I know it is years since you made this post and you may no longer be monitoring this forum, and you may anyway have found out all the information you need about your great-grandfather. I am presently working on a project to transcribe WWI ships' logs. In particular I am working on HMS Mantua, whose crew included Sub Lt J E Lycett, who is presumably your great-grandfather. He was serving on the Mantua on the Atlantic Patrol until October 1916 when the ship was taken out of service for a refit and all her crew were deployed elsewhere. The reason I came across your post was because I was trying to find out where some of the Mantua's officers went after that date.

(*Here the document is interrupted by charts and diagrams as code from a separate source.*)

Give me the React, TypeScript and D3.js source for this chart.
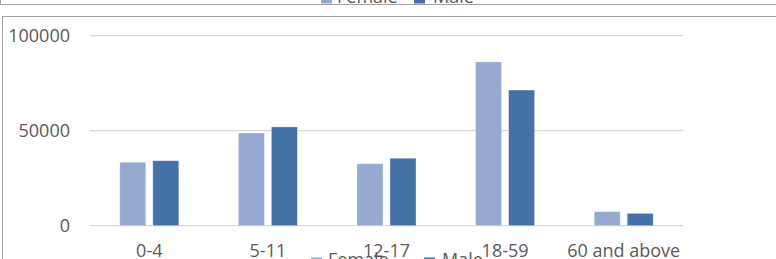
import * as d3 from "d3";

const categories = ["0-4", "5-11", "12-17", "18-59", "60 and above"];
const seriesNames = ["Female", "Male"];
const female = [33400, 48800, 32600, 86200, 7400];
const male = [34200, 52000, 35500, 71400, 6500];
const yTicks = [0, 50000, 100000];
const colors = ["#95a9d1", "#4472a8"];

const W = 776;
const H = 259;
const font = "'Open Sans', 'Noto Sans', sans-serif";
const textColor = "#595959";

export default function App() {
  const x0 = d3.scaleBand<string>().domain(categories).range([90, 683]).padding(0);
  const x1 = d3
    .scaleBand<string>()
    .domain(seriesNames)
    .range([x0.bandwidth() / 2 - 29.5, x0.bandwidth() / 2 + 29.5])
    .paddingInner(0.2121);
  const y = d3.scaleLinear().domain([0, 100000]).range([225.7, 35.7]);

  const values = [female, male];

  // legend pieces reused twice (cut off top + cut off bottom)
  const legend = (sx: number[], tx: number[], sy: number, ty: number) =>
    seriesNames.map((s, i) => (
      <g key={s}>
        <rect x={sx[i]} y={sy} width={11} height={11} fill={colors[i]} />
        <text x={tx[i]} y={ty} fontSize={18} fill={textColor} fontFamily={font}>
          {s}
        </text>
      </g>
    ));

  return (
    <svg
      width={W}
      height={H}
      style={{ position: "absolute", left: 0, top: 0, background: "#fff" }}
    >
      {/* previous chart's frame, cut off */}
      {legend([321, 414], [337, 433], -7.5, 3)}
      <line x1={0} x2={W} y1={4.5} y2={4.5} stroke="#a0a0a0" />
      <line x1={0.5} x2={0.5} y1={0} y2={4.5} stroke="#a0a0a0" />

      {/* this chart's frame */}
      <rect x={2.5} y={16.5} width={W + 10} height={H + 10} fill="none" stroke="#a0a0a0" />

      {/* gridlines */}
      {yTicks.map((t) => (
        <g key={t}>
          <line x1={90} x2={683} y1={y(t)} y2={y(t)} stroke="#d9d9d9" strokeWidth={1.3} />
          <text
            x={70}
            y={y(t) + 6.5}
            textAnchor="end"
            fontSize={18}
            fill={textColor}
            fontFamily={font}
          >
            {t}
          </text>
        </g>
      ))}

      {/* bars */}
      {categories.map((c, ci) => (
        <g key={c} transform={`translate(${x0(c)},0)`}>
          {seriesNames.map((s, si) => (
            <rect
              key={s}
              x={x1(s)}
              y={y(values[si][ci])}
              width={x1.bandwidth()}
              height={y(0) - y(values[si][ci])}
              fill={colors[si]}
              stroke="#ffffff"
              strokeOpacity={0.4}
              strokeWidth={0.8}
            />
          ))}
          <text
            x={x0.bandwidth() / 2}
            y={256.5}
            textAnchor="middle"
            fontSize={18}
            fill={textColor}
            fontFamily={font}
          >
            {c}
          </text>
        </g>
      ))}

      {/* legend, cut off at bottom */}
      {legend([311, 424], [328, 442], 257.5, 266)}
    </svg>
  );
}
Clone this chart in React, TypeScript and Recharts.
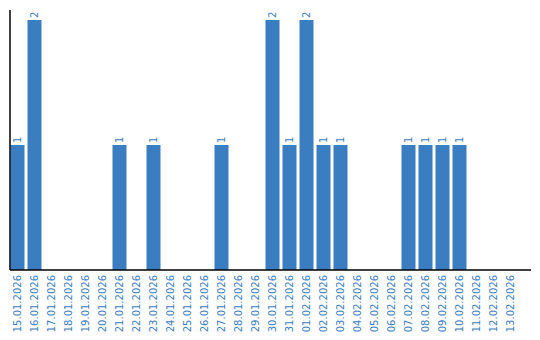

The logs are currently available at the National Archive or National Maritime Museum. I think there may be a long term plan to make them publicly available online, but presently they can only be accessed as part of the Old Weather project (www.oldweather.org). I am sure you would find the Mantua's logs very interesting as your great-grandfather is mentioned a lot as being in charge of boarding parties or armed guards - also he has occasionally signed the logbook when he was officer of the day.

In working on the log books I have hoped for the crew that they made it through the war and went back home to lead normal lives, and I was so pleased to see your post, because now I know that for Sub Lt Lycett this is what happened - sadly that's not been the case for a number of them.